Ferromagnetic resonance spectra of linear magnetosome chains

Abstract

The ferromagnetic resonance (FMR) spectra of oriented and non-oriented assemblies of linear magnetosome chains are calculated by solving the stochastic Landau-Lifshitz equation. The dependence of the shape of the FMR spectrum of a dilute assembly of chains on the particle diameter, the number of particles in a chain, the distance between the centers of neighboring particles, the mutual orientation of the cubic axes of particle anisotropy, and the value of the magnetic damping constant is studied. It is shown that FMR spectra of non-oriented chain assemblies depend on the average particle diameter at a fixed thickness of the lipid magnetosome membrane, as well as on the value of the magnetic damping constant. At the same time, they are practically independent of the number N_p of particles in the chain under the condition N_p ≥ 10. The FMR spectra of non-oriented assemblies of magnetosome chains are compared with that of random clusters of interacting spherical magnetite nanoparticles. The shape of FMR spectra of both assemblies is shown to differ appreciably even at sufficiently large values of filling density of random clusters.

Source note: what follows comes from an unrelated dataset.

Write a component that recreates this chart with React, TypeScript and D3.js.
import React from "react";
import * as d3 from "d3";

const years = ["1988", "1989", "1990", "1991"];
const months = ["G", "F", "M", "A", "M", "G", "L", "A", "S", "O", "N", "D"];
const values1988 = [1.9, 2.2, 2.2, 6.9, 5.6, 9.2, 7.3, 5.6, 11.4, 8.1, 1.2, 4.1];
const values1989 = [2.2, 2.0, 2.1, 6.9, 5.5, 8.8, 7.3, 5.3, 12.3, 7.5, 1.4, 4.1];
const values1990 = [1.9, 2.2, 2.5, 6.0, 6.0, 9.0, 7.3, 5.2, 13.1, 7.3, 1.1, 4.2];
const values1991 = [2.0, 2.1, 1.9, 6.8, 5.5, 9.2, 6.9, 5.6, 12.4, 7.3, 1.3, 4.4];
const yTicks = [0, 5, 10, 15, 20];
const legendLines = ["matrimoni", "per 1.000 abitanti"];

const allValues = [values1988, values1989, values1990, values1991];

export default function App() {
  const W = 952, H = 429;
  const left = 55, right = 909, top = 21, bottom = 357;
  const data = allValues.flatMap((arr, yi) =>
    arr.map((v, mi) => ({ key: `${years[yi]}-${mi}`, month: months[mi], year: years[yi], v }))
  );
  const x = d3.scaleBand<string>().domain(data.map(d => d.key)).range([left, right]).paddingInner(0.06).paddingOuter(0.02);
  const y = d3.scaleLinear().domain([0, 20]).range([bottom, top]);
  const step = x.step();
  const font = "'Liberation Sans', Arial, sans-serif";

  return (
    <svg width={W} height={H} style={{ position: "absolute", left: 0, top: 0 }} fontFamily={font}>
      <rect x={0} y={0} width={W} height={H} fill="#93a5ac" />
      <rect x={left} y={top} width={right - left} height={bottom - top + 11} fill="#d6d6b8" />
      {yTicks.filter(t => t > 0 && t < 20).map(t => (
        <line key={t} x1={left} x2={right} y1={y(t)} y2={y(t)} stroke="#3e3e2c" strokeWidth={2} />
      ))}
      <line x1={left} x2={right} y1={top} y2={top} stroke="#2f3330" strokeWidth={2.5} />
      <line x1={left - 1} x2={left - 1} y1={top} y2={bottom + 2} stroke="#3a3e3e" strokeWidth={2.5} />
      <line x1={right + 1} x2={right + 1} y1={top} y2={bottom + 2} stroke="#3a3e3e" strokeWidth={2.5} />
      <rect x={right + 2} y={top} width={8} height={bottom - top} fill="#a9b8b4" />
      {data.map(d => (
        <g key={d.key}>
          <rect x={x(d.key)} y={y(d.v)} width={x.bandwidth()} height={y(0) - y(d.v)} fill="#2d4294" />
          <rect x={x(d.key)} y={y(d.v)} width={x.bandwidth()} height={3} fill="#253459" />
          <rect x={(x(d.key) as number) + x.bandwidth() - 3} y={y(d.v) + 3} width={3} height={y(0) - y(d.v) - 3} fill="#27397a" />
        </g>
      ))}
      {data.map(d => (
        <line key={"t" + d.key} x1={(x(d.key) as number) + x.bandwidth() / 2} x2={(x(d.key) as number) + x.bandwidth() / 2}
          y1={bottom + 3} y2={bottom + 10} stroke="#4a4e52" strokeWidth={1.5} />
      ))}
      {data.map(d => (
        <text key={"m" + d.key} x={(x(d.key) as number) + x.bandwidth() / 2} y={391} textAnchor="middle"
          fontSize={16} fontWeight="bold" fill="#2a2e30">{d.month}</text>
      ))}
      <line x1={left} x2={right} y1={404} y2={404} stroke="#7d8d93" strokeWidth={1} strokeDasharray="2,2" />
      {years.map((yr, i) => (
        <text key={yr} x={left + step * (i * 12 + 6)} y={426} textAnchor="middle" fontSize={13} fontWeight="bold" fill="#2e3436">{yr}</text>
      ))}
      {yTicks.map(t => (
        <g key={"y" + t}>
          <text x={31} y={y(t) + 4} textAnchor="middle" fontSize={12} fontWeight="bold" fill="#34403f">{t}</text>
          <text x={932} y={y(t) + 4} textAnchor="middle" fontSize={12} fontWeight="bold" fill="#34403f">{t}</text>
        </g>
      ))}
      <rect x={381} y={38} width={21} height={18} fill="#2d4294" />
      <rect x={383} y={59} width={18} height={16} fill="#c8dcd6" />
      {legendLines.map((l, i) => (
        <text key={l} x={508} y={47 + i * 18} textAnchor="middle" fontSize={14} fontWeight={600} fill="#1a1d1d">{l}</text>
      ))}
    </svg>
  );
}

Keywords: chains of magnetosomes; ferromagnetic resonance spectra; magnetite nanoparticles; numerical simulation.

Figure 1

(a–c) Comparison of FMR spectra of oriented chains of magnetosomes with different particle diameters D for angles θ = 5°, 45° and 75°, respectively. The number of particles in the chain is N_p = 20, the magnetic damping constant is κ = 0.1. (d) The influence of the FMR spectrum on the number of particles in the chain N_p. (e) Dependence of the FMR spectra on the value of the magnetic damping constant κ. The thickness of the lipid membrane of magnetosomes is T_en = 4 nm, the frequency of the ac magnetic field is f = 4.9 GHz (S band). (f, g) Derivatives of the magnetic susceptibility for panels (d) and (e), respectively. The chain anisotropy is of type E for Figure 1a–c and type R for Figure 1d–g, consequently.

Figure 2

Dependence of the FMR spectra of an oriented assembly of chains on the relative orientation of the cubic anisotropy axes in the particles of the chain for different directions of the magnetizing field and various resonance frequencies. (a–c) S band and (d–f) X band. Indexes mark various types of chain anisotropy: R corresponds to random chain anisotropy, E means that one of the cubic easy axes is parallel to the chain axis, and H indicates that one of the hard axes is parallel to the chain axis.

Figure 3

(a) The resonance FMR field as a function of polar angle θ for oriented assemblies of linear magnetosome chains with various particle diameters at a fixed value of magnetic damping constant κ = 0.1. (b) Magnetic susceptibility peak strength as a function of polar angle θ for oriented assemblies of chains with different damping constants at a fixed particle diameter D = 35 nm. The chain anisotropy is of type E.

Figure 4

(a) Formation of the FMR spectrum of a non-oriented assembly of magnetosome chains (black dots) as a result of angle averaging of partial FMR spectra of oriented assemblies calculated for various θ angles (solid color curves). (b) Comparison of the FMR spectrum of a non-oriented assembly of magnetosome chains with the FMR spectra of a random assembly of magnetite clusters with different filling density η. (c, d) Dependence of the magnetic susceptibility of a non-oriented chain assembly on the damping constant κ at a fixed magnetosome diameter D = 35 nm, and on the average magnetosome diameter at a fixed value of κ = 0.075, respectively. Figure 4a,b: S band, Figure 4c,d: X band.

Figure 5

Derivatives of the magnetic susceptibility with respect to the magnetizing field for non-oriented assemblies of linear chains of quasi-spherical magnetosomes. (a) Dependence of the spectra on the magnetic damping constant at a fixed average nanoparticle diameter D = 35 nm and (b) dependence of the spectra on the nanoparticle diameter at magnetic damping constant κ = 0.075.